──────── Material for this task
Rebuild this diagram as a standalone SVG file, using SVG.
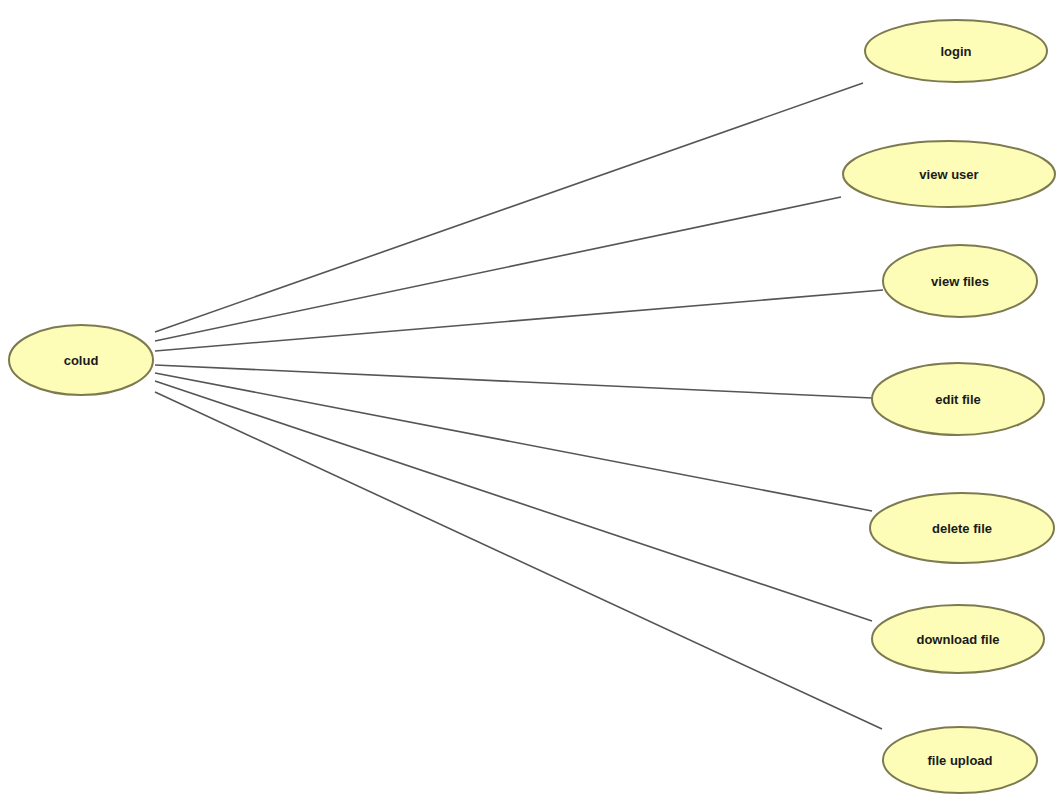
<svg xmlns="http://www.w3.org/2000/svg" width="1057" height="796" viewBox="0 0 1057 796">
<style>
.uc{fill:#fdfdb8;stroke:#7d7a50;stroke-width:2}
.lbl{font-family:"Liberation Sans",Arial,sans-serif;font-size:13px;font-weight:bold;fill:#1a1a1a;text-anchor:middle;dominant-baseline:central}
.conn line{stroke:#555;stroke-width:1.6}
</style>
<rect width="1057" height="796" fill="#ffffff"/>
<g class="conn" id="connectors">
<line x1="155" y1="332" x2="863" y2="83"/>
<line x1="155" y1="341" x2="841" y2="197"/>
<line x1="155" y1="351" x2="883" y2="290"/>
<line x1="155" y1="365" x2="872" y2="398"/>
<line x1="155" y1="373" x2="872" y2="511"/>
<line x1="155" y1="381" x2="872" y2="621"/>
<line x1="155" y1="392" x2="882" y2="729"/>
</g>
<g id="colud"><ellipse class="uc" cx="81" cy="360" rx="72" ry="35"/><text class="lbl" x="81" y="360">colud</text></g>
<g id="login"><ellipse class="uc" cx="956" cy="51" rx="91" ry="31"/><text class="lbl" x="956" y="51">login</text></g>
<g id="view-user"><ellipse class="uc" cx="949" cy="174" rx="106" ry="33"/><text class="lbl" x="949" y="174">view user</text></g>
<g id="view-files"><ellipse class="uc" cx="960" cy="281" rx="77" ry="36"/><text class="lbl" x="960" y="281">view files</text></g>
<g id="edit-file"><ellipse class="uc" cx="958" cy="399" rx="86" ry="36"/><text class="lbl" x="958" y="399">edit file</text></g>
<g id="delete-file"><ellipse class="uc" cx="962" cy="528" rx="92" ry="35"/><text class="lbl" x="962" y="528">delete file</text></g>
<g id="download-file"><ellipse class="uc" cx="958" cy="639" rx="86" ry="34"/><text class="lbl" x="958" y="639">download file</text></g>
<g id="file-upload"><ellipse class="uc" cx="960" cy="760" rx="77" ry="33"/><text class="lbl" x="960" y="760">file upload</text></g>
</svg>
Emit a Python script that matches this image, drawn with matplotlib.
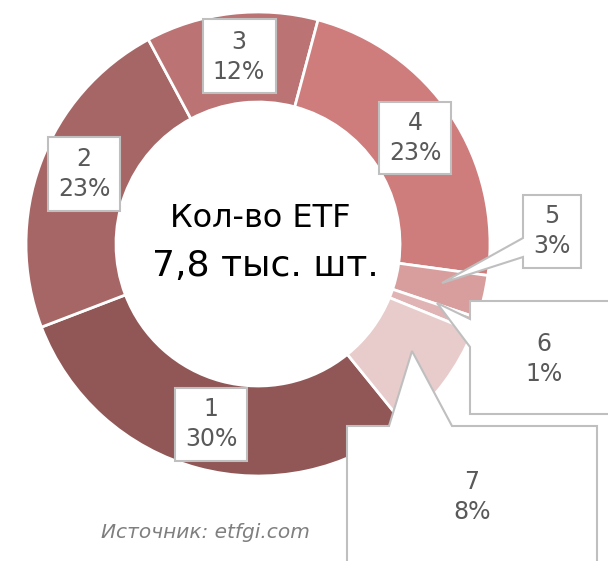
import matplotlib
matplotlib.use('Agg')
import matplotlib.pyplot as plt
from matplotlib.patches import Polygon

# data
categories = ['1', '2', '3', '4', '5', '6', '7']
shares = [30, 23, 12, 23, 3, 1, 8]
colors = ['#915757', '#A76666', '#BB7373', '#CE7C7C', '#D89E9E', '#E0B4B4', '#E8CCCC']
center_title = 'Кол-во ETF'
center_value = '7,8 тыс. шт.'
source = 'Источник: etfgi.com'

W, H = 608, 561
fig = plt.figure(figsize=(W / 100, H / 100), dpi=100)
ax = fig.add_axes([0, 0, 1, 1])

def py(y):
    # pixel row (from top) -> data y
    return H - y

cx, cy, R = 258, 244, 232
ax.pie(shares, colors=colors, startangle=-51, counterclock=False,
       center=(cx, py(cy)), radius=R, frame=True,
       wedgeprops=dict(width=90, edgecolor='white', linewidth=2))
ax.set_xlim(0, W)
ax.set_ylim(0, H)
ax.set_aspect('equal')
ax.axis('off')

ax.text(cx + 2, py(218), center_title, ha='center', va='center', fontsize=23, color='black')
ax.text(cx + 7, py(266), center_value, ha='center', va='center', fontsize=26, color='black')

# label boxes / callouts (pixel coords, y from top)
shapes = [
    [(175, 388), (247, 388), (247, 461), (175, 461)],
    [(48, 137), (120, 137), (120, 211), (48, 211)],
    [(203, 19), (276, 19), (276, 93), (203, 93)],
    [(379, 102), (451, 102), (451, 174), (379, 174)],
    [(523, 195), (581, 195), (581, 268), (523, 268), (523, 257), (442, 283), (523, 238)],
    [(470, 301), (615, 301), (615, 414), (470, 414), (470, 347), (437, 303), (470, 319)],
    [(347, 426), (389, 426), (412, 351), (452, 426), (597, 426), (597, 570), (347, 570)],
]
text_pos = [(211, 424), (84, 174), (239, 57), (415, 138), (552, 231), (544, 359), (472, 497)]

for cat, val, shp, (tx, ty) in zip(categories, shares, shapes, text_pos):
    poly = Polygon([(x, py(y)) for x, y in shp], closed=True, facecolor='white',
                   edgecolor='#BFBFBF', linewidth=1.5, zorder=5)
    ax.add_patch(poly)
    ax.text(tx, py(ty), f'{cat}\n{val}%', ha='center', va='center', fontsize=17,
            color='#595959', zorder=6, linespacing=1.35)

ax.text(205, py(533), source, ha='center', va='center', fontsize=14.5,
        style='italic', color='#7F7F7F')

plt.savefig('out.png', dpi=100)
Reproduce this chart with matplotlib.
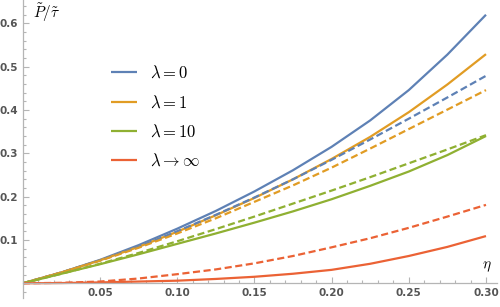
import matplotlib
matplotlib.use("Agg")
import matplotlib.pyplot as plt
from matplotlib.ticker import MultipleLocator, FixedLocator

plt.rcParams['mathtext.fontset'] = 'cm'

eta = [0.0, 0.025, 0.05, 0.075, 0.1, 0.125, 0.15, 0.175, 0.2, 0.225, 0.25, 0.275, 0.3]

# solid curves
p_l0 = [0, 0.025, 0.054, 0.088, 0.126, 0.167, 0.212, 0.261, 0.315, 0.376, 0.446, 0.528, 0.620]
p_l1 = [0, 0.025, 0.053, 0.084, 0.119, 0.157, 0.197, 0.240, 0.287, 0.338, 0.395, 0.459, 0.529]
p_l10 = [0, 0.022, 0.044, 0.067, 0.091, 0.115, 0.140, 0.166, 0.194, 0.225, 0.258, 0.296, 0.340]
p_linf = [0, 0.0005, 0.002, 0.004, 0.006, 0.010, 0.015, 0.022, 0.031, 0.045, 0.063, 0.084, 0.109]

# dashed curves
d_l0 = [0, 0.025, 0.053, 0.084, 0.120, 0.158, 0.198, 0.240, 0.285, 0.332, 0.380, 0.429, 0.479]
d_l1 = [0, 0.025, 0.052, 0.082, 0.115, 0.150, 0.188, 0.226, 0.267, 0.311, 0.356, 0.401, 0.446]
d_l10 = [0, 0.022, 0.045, 0.070, 0.097, 0.125, 0.154, 0.184, 0.214, 0.245, 0.277, 0.309, 0.342]
d_linf = [0, 0.001, 0.004, 0.011, 0.021, 0.032, 0.046, 0.063, 0.083, 0.104, 0.128, 0.154, 0.181]

labels = [r'$\lambda = 0$', r'$\lambda = 1$', r'$\lambda = 10$', r'$\lambda \to \infty$']
colors = ['#5E81B5', '#E19C24', '#8FB032', '#EB6235']

fig = plt.figure(figsize=(5, 3.07), dpi=100)
ax = fig.add_axes([0.0456, 0.0293, 0.948, 0.9707])

lw = 1.6
handles = []
for y, c, lab in zip([p_l0, p_l1, p_l10, p_linf], colors, labels):
    h, = ax.plot(eta, y, color=c, lw=lw, label=lab, solid_capstyle='butt')
    handles.append(h)
for y, c in zip([d_l0, d_l1, d_l10, d_linf], colors):
    ax.plot(eta, y, color=c, lw=lw, dashes=(3.2, 1.6))

ax.set_xlim(0, 0.307)
ax.set_ylim(-0.034, 0.654)

for s in ['top', 'right']:
    ax.spines[s].set_visible(False)
ax.spines['left'].set_position(('data', 0))
ax.spines['bottom'].set_position(('data', 0))
for s in ['left', 'bottom']:
    ax.spines[s].set_color('#b5b5b5')
    ax.spines[s].set_linewidth(0.9)

ax.xaxis.set_major_locator(FixedLocator([0.05, 0.10, 0.15, 0.20, 0.25, 0.30]))
ax.xaxis.set_minor_locator(MultipleLocator(0.01))
ax.yaxis.set_major_locator(FixedLocator([0.1, 0.2, 0.3, 0.4, 0.5, 0.6]))
ax.yaxis.set_minor_locator(MultipleLocator(0.02))
ax.set_xticklabels(['0.05', '0.10', '0.15', '0.20', '0.25', '0.30'])
ax.set_yticklabels(['0.1', '0.2', '0.3', '0.4', '0.5', '0.6'])

ax.tick_params(which='both', direction='in', color='#b5b5b5', width=0.8,
               labelsize=7.5, labelcolor='#555555', pad=3.5)
ax.tick_params(which='major', length=4.3)
ax.tick_params(which='minor', length=2.5)
for t in ax.get_xticklabels() + ax.get_yticklabels():
    t.set_fontweight('bold')

ax.text(0.0157, 0.624, r'$\tilde{P}/\tilde{\tau}$', fontsize=11, ha='center', va='center')
ax.text(0.3004, 0.038, r'$\eta$', fontsize=11, ha='center', va='center')

ax.legend(handles=handles, loc='upper left', bbox_to_anchor=(111 / 500, 1 - 64 / 307),
          bbox_transform=fig.transFigure, frameon=False, fontsize=12,
          handlelength=1.56, handletextpad=0.75, labelspacing=0.68,
          borderpad=0, borderaxespad=0)

fig.savefig('out.png', dpi=100)
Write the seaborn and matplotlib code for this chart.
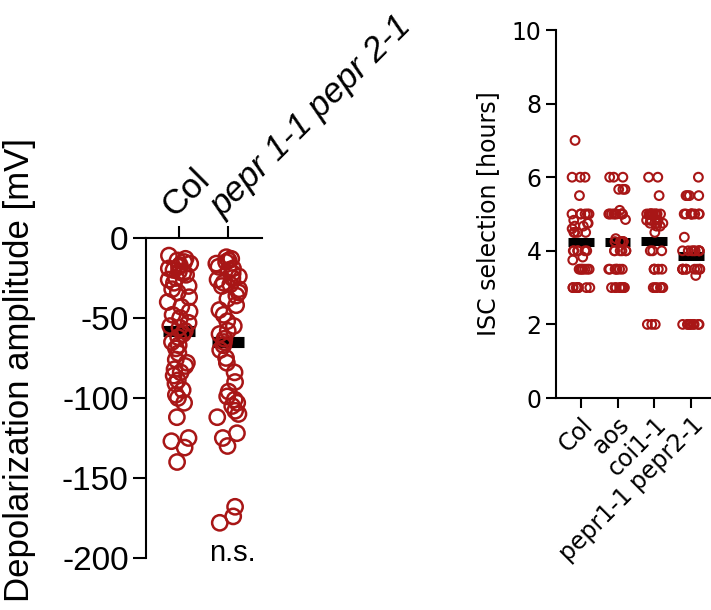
import numpy as np
import pandas as pd
import matplotlib
matplotlib.use('Agg')
import matplotlib.pyplot as plt
import seaborn as sns

# left panel: depolarization amplitude [mV]
depol_groups = ['Col', 'pepr 1-1 pepr 2-1']
col_depol = [-11, -13, -14, -15, -16, -17, -18, -19, -20, -21, -22, -23, -25, -26, -28, -30, -32, -34,
             -37, -40, -43, -46, -48, -50, -53, -55, -56, -58, -60, -62, -65, -67, -69,
             -72, -76, -78, -80, -82, -84, -86, -89, -91, -95, -98, -100, -103,
             -112, -125, -127, -131, -140]
pepr_depol = [-12, -13, -14, -15, -16, -18, -19, -20, -22, -24, -25, -26, -28, -29, -30, -32, -34, -36, -38,
              -42, -45, -48, -52, -55, -58, -60, -63, -65, -67, -70,
              -75, -78, -84, -90, -96, -99, -101, -103, -105, -108, -110, -112,
              -122, -125, -130, -168, -174, -178]

# right panel: ISC selection [hours]
isc_groups = ['Col', 'aos', 'coi1-1', 'pepr1-1 pepr2-1']
isc_col = [7, 6, 6, 6, 5.5, 5, 5, 5, 5, 5, 5,
           4.83, 4.75, 4.75, 4.67, 4.67, 4.6, 4.5, 4.5, 4.5, 4.5,
           4, 4, 4, 4, 4, 4, 3.83, 3.75,
           3.5, 3.5, 3.5, 3.5, 3.5, 3.5, 3.5,
           3, 3, 3, 3, 3, 3, 3, 3]
isc_aos = [6, 6, 6, 5.67, 5.67, 5.67, 5.1, 5, 5, 5, 5, 5, 5, 5, 5, 5, 5, 4.85, 4.33,
           4.25, 4.25, 4.25, 4.25, 4.25, 4, 4, 4, 4, 4, 4,
           3.5, 3.5, 3.5, 3.5, 3.5, 3.5, 3.5,
           3, 3, 3, 3, 3, 3, 3, 3, 3, 3]
isc_coi = [6, 6, 5.5, 5, 5, 5, 5, 5, 5, 5, 5, 5, 5, 5, 5,
           4.83, 4.83, 4.83, 4.83, 4.75, 4.75, 4.75, 4.75, 4.67, 4.67, 4.5,
           4, 4, 4, 3.5, 3.5, 3.5, 3.5, 3.5,
           3, 3, 3, 3, 3, 3, 2, 2, 2]
isc_pepr = [6, 5.5, 5.5, 5.5, 5.5, 5, 5, 5, 5, 5, 5, 5, 5, 5, 4.37,
            4, 4, 4, 4, 4, 4, 4, 4,
            3.5, 3.5, 3.5, 3.5, 3.5, 3.5, 3.5, 3.5, 3.5, 3.33,
            2, 2, 2, 2, 2, 2, 2, 2, 2]

red = '#A81616'

sns.set_style('ticks')
plt.rcParams['font.family'] = ['Liberation Sans', 'DejaVu Sans']
plt.rcParams['axes.unicode_minus'] = False
for key in ['text.color', 'axes.labelcolor', 'xtick.color', 'ytick.color', 'axes.edgecolor']:
    plt.rcParams[key] = 'black'

fig = plt.figure(figsize=(7.11, 6.10), dpi=100)
ax1 = fig.add_axes([146 / 711, 1 - 558 / 610, 116 / 711, 320 / 610])
ax2 = fig.add_axes([556 / 711, 1 - 398 / 610, 155 / 711, 368 / 610])

# ---- left panel
df1 = pd.DataFrame({
    'group': [depol_groups[0]] * len(col_depol) + [depol_groups[1]] * len(pepr_depol),
    'amp': col_depol + pepr_depol,
})
np.random.seed(7)
sns.stripplot(data=df1, x='group', y='amp', order=depol_groups, ax=ax1, jitter=0.24,
              size=11, color=red, facecolors='none', edgecolor=red, linewidth=1.8, zorder=3)
means1 = df1.groupby('group')['amp'].mean()
for i, g in enumerate(depol_groups):
    ax1.hlines(means1[g], i - 0.33, i + 0.33, color='black', lw=8, zorder=2)

ax1.set_xlim(-0.67, 1.69)
ax1.set_ylim(-200, 0)
ax1.set_yticks([0, -50, -100, -150, -200])
ax1.xaxis.tick_top()
ax1.set_xticks([0, 1])
ax1.set_xticklabels(depol_groups, rotation=45, ha='left', va='bottom', rotation_mode='anchor')
ax1.get_xticklabels()[1].set_style('italic')
ax1.tick_params(axis='x', length=9, width=1.5, labelsize=25, pad=2)
ax1.tick_params(axis='y', length=9.5, width=1.5, labelsize=24, pad=3)
ax1.set_xlabel('')
ax1.set_ylabel('')
ax1.spines['bottom'].set_visible(False)
ax1.spines['right'].set_visible(False)
ax1.spines['top'].set_linewidth(1.5)
ax1.spines['left'].set_linewidth(1.5)
ax1.text(1.08, -197, 'n.s.', ha='center', va='center', fontsize=21)
fig.text(20 / 711, 1 - 370 / 610, 'Depolarization amplitude [mV]', rotation=90,
         ha='center', va='center', fontsize=25)

# ---- right panel
df2 = pd.DataFrame({
    'group': [isc_groups[0]] * len(isc_col) + [isc_groups[1]] * len(isc_aos)
             + [isc_groups[2]] * len(isc_coi) + [isc_groups[3]] * len(isc_pepr),
    'hours': isc_col + isc_aos + isc_coi + isc_pepr,
})
np.random.seed(11)
sns.stripplot(data=df2, x='group', y='hours', order=isc_groups, ax=ax2, jitter=0.25, size=6.3,
              color=red, facecolors='none', edgecolor=red, linewidth=1.5, zorder=3)
means2 = df2.groupby('group')['hours'].mean()
for i, g in enumerate(isc_groups):
    ax2.hlines(means2[g], i - 0.35, i + 0.35, color='black', lw=6.5, zorder=2)

ax2.set_xlim(-0.68, 3.55)
ax2.set_ylim(0, 10)
ax2.set_yticks([0, 2, 4, 6, 8, 10])
ax2.set_xticks([0, 1, 2, 3])
ax2.set_xticklabels(isc_groups, rotation=45, ha='right', va='top', rotation_mode='anchor')
ax2.tick_params(length=7, width=1.5, labelsize=17, labelfontfamily='DejaVu Sans')
ax2.set_xlabel('')
ax2.set_ylabel('ISC selection [hours]', fontsize=17, family='DejaVu Sans', labelpad=8)
ax2.spines['top'].set_visible(False)
ax2.spines['right'].set_visible(False)
ax2.spines['bottom'].set_linewidth(1.5)
ax2.spines['left'].set_linewidth(1.5)

fig.savefig('out.png', dpi=100)
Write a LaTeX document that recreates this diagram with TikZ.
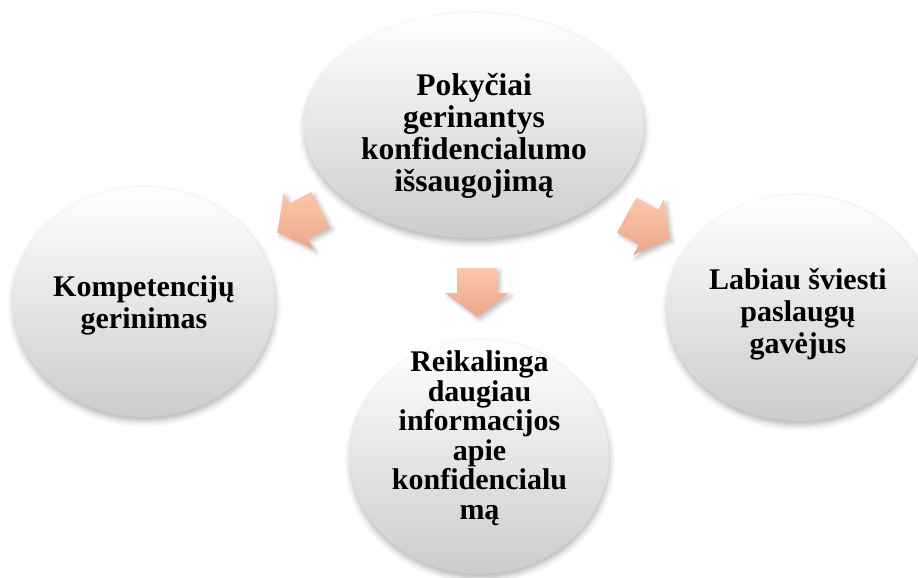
────────────────
◆ Task statement:
All lines in the data that contain the word "with" should be copied.

◆ Finished exercise:
Emit a Python script that matches this image, drawn with matplotlib.
Reproduce this chart with matplotlib.
Write a LaTeX document that recreates this diagram with TikZ.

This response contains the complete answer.